TASK INSTRUCTIONS: Look through the data and write out every line with the word "this" in it.

GIVEN DATA:
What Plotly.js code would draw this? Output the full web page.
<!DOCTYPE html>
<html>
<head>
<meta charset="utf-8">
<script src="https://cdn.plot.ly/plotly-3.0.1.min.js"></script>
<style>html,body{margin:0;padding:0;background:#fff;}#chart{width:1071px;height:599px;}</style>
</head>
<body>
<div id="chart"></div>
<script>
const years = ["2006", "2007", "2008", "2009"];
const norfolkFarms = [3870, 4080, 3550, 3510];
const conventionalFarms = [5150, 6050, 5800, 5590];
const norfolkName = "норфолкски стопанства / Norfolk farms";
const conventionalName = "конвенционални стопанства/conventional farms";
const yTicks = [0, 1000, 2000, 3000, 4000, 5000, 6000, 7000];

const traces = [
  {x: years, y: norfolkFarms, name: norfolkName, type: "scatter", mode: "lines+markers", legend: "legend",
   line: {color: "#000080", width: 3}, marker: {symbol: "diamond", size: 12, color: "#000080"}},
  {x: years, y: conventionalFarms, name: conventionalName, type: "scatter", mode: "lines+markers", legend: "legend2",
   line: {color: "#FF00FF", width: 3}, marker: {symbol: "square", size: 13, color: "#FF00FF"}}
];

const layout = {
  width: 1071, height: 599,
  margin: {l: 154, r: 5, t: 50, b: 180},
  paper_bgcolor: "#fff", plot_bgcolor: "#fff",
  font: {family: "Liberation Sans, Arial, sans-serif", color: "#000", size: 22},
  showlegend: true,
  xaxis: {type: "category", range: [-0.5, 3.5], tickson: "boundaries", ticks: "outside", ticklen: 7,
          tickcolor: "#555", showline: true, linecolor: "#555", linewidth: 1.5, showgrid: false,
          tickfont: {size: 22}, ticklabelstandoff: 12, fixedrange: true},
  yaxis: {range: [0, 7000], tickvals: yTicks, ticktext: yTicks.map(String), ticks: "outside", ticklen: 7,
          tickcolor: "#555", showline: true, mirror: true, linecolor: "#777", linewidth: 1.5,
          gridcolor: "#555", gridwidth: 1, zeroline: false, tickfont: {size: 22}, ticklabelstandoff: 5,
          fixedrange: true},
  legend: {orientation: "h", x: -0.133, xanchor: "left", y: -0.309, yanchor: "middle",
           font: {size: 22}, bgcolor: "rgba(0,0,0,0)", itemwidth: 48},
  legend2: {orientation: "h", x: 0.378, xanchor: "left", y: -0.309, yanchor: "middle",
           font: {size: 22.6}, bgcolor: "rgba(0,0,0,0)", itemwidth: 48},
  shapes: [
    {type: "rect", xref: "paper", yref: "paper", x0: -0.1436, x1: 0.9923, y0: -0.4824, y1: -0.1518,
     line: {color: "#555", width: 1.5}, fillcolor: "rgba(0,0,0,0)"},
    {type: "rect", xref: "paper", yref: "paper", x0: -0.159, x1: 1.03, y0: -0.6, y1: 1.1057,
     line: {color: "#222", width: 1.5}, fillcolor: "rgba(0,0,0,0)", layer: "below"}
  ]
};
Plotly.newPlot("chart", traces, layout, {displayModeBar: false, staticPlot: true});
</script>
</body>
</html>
--
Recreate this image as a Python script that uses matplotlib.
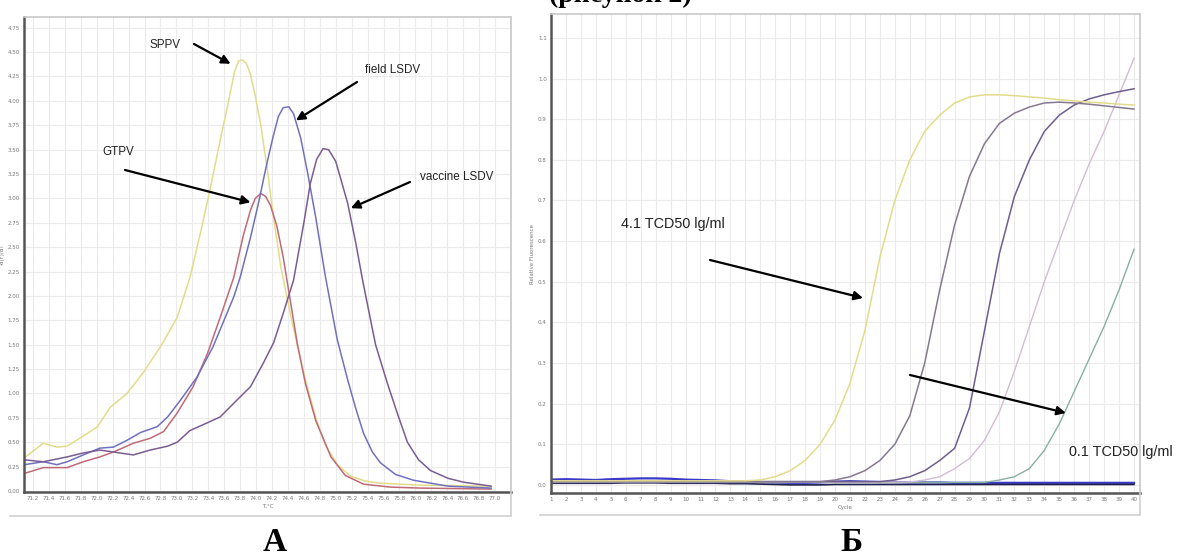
--
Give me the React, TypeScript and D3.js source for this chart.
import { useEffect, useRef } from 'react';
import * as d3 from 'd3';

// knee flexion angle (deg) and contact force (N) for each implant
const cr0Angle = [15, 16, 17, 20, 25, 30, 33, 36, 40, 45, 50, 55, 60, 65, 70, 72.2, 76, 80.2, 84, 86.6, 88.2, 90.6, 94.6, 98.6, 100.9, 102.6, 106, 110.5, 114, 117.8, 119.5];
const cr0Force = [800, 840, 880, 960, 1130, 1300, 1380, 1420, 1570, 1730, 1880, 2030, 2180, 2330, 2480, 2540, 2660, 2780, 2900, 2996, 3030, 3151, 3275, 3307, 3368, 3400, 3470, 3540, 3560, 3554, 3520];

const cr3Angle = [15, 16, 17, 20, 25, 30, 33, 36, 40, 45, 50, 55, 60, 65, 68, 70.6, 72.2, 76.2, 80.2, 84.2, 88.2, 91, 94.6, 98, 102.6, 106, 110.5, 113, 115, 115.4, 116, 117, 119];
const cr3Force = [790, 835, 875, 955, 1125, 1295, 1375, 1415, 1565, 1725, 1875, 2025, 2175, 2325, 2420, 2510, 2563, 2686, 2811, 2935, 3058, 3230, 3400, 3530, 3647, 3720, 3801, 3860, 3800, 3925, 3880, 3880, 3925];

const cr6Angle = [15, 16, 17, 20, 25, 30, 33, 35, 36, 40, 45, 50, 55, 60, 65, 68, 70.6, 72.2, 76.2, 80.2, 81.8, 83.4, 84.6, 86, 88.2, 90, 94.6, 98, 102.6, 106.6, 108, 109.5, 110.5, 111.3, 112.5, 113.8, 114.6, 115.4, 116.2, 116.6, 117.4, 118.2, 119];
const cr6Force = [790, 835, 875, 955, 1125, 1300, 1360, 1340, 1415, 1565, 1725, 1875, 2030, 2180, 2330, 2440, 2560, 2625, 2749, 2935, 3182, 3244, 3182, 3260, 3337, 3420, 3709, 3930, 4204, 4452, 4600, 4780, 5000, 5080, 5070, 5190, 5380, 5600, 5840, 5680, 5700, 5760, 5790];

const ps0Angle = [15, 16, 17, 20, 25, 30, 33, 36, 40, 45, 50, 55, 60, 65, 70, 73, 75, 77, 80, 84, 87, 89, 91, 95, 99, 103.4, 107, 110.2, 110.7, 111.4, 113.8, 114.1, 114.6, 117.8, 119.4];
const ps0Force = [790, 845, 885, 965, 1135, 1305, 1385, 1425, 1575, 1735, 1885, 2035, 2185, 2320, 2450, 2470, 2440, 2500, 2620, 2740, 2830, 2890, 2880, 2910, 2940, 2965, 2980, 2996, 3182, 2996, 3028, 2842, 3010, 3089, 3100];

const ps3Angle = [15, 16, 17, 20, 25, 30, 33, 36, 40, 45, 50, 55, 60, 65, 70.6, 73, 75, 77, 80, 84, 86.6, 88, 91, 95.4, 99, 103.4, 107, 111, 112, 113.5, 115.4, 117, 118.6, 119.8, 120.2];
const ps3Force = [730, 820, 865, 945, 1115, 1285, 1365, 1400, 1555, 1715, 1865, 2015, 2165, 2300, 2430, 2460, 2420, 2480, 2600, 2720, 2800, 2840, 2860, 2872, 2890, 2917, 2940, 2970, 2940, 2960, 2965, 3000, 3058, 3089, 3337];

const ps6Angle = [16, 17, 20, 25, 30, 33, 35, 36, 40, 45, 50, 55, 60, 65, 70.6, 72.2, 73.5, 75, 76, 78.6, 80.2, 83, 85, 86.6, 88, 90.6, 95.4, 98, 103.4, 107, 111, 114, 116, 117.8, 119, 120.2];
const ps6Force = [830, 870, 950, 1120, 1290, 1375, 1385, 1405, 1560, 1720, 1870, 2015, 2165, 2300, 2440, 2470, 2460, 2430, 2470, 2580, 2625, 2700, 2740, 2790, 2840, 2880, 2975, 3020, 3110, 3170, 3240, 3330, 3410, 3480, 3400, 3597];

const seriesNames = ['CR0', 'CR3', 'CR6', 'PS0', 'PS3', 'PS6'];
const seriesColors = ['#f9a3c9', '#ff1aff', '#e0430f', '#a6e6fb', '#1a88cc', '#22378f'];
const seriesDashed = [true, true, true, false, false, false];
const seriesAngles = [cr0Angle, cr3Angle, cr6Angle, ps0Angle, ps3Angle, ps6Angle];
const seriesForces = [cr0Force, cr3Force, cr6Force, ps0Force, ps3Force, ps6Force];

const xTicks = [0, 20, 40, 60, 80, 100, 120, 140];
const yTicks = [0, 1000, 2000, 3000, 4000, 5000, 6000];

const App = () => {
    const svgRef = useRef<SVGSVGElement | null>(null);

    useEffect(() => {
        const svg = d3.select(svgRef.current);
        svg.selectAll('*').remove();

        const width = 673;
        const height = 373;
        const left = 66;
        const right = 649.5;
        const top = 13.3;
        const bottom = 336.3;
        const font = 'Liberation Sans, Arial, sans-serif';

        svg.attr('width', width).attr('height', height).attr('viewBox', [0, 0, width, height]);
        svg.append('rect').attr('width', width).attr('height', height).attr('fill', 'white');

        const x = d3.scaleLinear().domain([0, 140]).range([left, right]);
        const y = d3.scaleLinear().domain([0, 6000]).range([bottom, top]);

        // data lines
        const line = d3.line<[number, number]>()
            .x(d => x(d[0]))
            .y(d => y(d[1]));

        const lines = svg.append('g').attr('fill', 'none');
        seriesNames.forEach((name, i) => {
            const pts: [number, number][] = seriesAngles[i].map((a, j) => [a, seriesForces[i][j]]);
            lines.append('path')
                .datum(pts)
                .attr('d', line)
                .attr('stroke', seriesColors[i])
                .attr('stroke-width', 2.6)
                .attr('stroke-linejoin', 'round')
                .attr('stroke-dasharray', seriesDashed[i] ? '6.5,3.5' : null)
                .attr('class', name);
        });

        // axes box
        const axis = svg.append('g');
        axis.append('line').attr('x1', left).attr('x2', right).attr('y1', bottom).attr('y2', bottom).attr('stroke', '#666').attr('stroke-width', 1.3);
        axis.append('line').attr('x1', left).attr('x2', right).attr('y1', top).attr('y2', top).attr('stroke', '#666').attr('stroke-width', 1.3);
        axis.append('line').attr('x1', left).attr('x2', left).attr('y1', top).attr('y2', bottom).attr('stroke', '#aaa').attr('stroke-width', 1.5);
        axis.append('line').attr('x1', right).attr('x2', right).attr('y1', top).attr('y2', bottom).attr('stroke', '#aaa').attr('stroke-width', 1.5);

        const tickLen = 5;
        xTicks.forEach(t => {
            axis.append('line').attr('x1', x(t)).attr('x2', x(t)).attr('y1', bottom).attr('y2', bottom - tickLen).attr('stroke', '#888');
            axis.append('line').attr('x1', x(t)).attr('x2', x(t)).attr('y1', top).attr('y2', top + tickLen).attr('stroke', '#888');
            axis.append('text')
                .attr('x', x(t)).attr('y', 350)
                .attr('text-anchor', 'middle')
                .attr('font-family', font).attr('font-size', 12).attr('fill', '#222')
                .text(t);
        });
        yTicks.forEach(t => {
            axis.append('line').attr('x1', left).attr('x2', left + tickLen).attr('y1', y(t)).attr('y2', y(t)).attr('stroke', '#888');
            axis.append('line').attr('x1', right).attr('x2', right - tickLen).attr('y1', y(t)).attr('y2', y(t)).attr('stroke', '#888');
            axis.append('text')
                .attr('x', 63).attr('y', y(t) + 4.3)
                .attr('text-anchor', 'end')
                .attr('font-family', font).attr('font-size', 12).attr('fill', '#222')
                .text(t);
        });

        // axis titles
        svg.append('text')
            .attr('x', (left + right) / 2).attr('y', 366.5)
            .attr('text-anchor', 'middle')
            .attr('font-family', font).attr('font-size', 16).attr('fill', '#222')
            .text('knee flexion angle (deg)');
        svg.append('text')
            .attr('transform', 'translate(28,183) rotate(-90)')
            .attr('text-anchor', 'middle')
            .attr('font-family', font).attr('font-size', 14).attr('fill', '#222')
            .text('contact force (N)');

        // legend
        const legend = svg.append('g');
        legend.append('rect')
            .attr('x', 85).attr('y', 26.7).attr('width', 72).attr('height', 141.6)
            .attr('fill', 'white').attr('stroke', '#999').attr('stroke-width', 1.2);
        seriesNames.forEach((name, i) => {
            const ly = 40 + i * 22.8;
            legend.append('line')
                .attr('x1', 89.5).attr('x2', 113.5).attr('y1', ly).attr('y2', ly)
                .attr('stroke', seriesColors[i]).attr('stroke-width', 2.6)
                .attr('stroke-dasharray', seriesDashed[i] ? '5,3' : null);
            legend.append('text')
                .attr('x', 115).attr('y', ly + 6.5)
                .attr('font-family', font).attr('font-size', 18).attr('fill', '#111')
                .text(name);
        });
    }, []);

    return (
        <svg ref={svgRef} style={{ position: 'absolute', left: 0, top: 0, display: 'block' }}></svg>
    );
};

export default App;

REPLY:
What Plotly.js code would draw this? Output the full web page.
Recreate this image as a Python script that uses matplotlib.
Give me the React, TypeScript and D3.js source for this chart.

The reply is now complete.